Excerpted data:
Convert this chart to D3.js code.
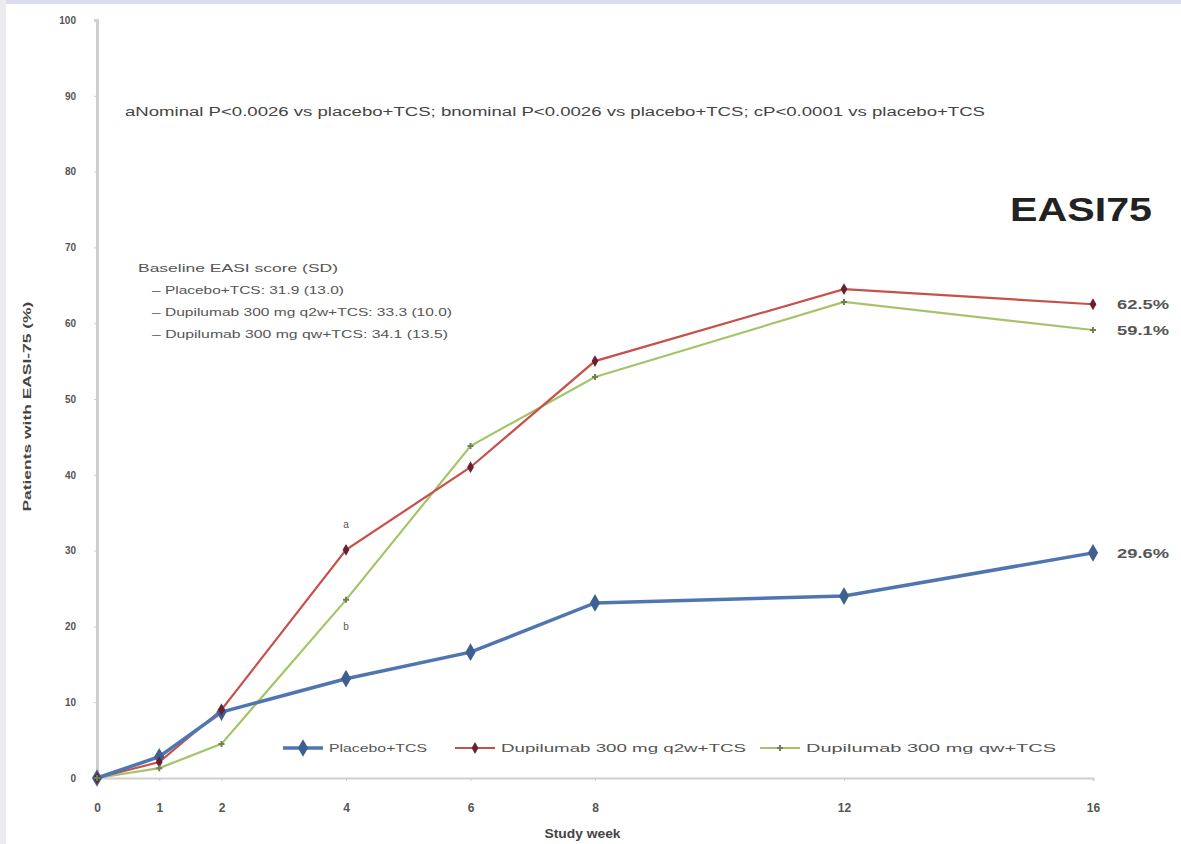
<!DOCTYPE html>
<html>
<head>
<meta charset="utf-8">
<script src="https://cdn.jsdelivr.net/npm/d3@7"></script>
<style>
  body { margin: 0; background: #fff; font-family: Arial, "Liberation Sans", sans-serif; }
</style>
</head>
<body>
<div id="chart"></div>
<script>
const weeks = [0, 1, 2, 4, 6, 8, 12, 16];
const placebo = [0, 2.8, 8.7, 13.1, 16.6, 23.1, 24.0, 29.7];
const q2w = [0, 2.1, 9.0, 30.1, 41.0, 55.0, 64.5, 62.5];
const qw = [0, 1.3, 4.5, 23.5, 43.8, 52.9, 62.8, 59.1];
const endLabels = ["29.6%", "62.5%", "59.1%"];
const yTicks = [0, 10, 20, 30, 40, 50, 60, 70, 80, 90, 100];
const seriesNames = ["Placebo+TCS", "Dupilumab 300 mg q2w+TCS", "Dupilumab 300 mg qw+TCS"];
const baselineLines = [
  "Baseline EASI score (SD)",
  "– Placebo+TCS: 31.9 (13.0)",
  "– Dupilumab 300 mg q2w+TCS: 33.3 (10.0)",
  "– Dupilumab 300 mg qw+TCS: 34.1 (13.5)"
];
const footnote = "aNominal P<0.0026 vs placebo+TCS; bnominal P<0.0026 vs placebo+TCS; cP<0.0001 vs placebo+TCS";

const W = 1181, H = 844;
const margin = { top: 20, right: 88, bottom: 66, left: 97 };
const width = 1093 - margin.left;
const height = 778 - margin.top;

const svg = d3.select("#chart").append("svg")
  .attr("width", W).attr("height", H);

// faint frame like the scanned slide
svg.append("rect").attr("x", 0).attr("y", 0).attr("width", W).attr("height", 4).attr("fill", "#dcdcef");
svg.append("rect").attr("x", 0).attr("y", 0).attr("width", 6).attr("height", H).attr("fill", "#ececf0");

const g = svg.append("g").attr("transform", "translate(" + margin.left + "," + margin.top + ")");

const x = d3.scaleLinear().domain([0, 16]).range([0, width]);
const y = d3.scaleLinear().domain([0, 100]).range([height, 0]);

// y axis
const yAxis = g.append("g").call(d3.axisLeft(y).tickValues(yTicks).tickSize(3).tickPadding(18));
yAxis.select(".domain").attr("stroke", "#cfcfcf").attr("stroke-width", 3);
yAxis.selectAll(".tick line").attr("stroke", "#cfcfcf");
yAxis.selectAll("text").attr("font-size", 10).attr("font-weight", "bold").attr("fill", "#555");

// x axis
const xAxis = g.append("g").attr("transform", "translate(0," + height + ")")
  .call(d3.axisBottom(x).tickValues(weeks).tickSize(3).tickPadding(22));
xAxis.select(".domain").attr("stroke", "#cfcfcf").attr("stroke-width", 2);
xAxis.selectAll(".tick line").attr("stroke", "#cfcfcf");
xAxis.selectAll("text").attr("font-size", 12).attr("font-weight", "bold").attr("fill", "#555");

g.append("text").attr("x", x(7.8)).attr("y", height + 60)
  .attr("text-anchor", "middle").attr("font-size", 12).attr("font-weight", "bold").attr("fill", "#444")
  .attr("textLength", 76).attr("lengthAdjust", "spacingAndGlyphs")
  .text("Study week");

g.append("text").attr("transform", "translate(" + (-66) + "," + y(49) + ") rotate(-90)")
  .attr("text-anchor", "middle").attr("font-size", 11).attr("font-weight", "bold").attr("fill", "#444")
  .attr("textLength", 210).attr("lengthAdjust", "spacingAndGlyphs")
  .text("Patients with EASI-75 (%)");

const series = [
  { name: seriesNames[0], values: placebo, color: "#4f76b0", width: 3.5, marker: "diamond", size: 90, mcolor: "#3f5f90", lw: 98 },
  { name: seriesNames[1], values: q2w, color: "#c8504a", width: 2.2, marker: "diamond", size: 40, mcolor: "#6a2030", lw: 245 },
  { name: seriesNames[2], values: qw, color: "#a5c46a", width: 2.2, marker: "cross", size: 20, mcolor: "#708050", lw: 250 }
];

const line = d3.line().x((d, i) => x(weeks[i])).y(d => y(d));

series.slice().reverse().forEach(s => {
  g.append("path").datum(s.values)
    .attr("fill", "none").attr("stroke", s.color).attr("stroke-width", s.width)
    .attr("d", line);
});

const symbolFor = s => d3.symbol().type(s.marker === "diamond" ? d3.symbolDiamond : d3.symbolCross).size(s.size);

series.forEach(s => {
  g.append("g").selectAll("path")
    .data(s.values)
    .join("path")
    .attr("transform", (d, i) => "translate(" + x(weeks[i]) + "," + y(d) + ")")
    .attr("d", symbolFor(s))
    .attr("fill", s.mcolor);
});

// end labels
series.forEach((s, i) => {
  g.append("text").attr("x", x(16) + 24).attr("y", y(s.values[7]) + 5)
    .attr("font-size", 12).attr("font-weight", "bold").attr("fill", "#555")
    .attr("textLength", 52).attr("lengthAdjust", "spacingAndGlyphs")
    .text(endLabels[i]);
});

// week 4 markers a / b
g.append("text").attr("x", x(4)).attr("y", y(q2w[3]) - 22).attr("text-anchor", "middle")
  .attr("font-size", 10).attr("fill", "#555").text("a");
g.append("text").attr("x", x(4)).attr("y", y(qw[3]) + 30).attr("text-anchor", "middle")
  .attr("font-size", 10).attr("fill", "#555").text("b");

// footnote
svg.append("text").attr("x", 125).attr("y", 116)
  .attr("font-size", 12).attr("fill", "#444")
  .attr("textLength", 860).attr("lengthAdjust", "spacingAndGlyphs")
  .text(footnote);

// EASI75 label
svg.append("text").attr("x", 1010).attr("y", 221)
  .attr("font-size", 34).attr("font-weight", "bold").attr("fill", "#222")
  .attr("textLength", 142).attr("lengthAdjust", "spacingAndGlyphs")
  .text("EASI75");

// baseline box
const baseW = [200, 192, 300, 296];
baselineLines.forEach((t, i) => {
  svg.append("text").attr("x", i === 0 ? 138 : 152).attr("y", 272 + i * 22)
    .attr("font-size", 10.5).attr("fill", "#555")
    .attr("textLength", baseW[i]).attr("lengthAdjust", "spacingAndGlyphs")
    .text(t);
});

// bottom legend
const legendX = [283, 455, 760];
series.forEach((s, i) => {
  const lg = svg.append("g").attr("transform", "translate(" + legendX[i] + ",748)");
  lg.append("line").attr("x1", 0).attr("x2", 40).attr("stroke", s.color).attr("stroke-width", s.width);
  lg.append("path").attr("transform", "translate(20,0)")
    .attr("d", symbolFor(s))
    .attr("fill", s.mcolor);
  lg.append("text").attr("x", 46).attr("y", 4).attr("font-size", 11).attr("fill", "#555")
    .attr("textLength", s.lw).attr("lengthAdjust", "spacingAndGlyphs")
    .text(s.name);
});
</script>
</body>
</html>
* * *
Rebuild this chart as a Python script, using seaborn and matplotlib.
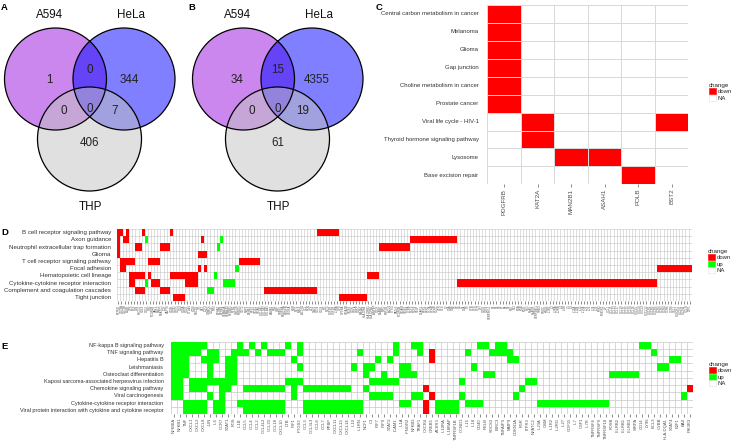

Required work:
Copy each line of the listing that includes "chart".

Answer:
Convert this chart to D3.js code.
<div id="chart"></div>
const svg = d3.select("#chart").append("svg")
Rebuild this chart as a Python script, using seaborn and matplotlib.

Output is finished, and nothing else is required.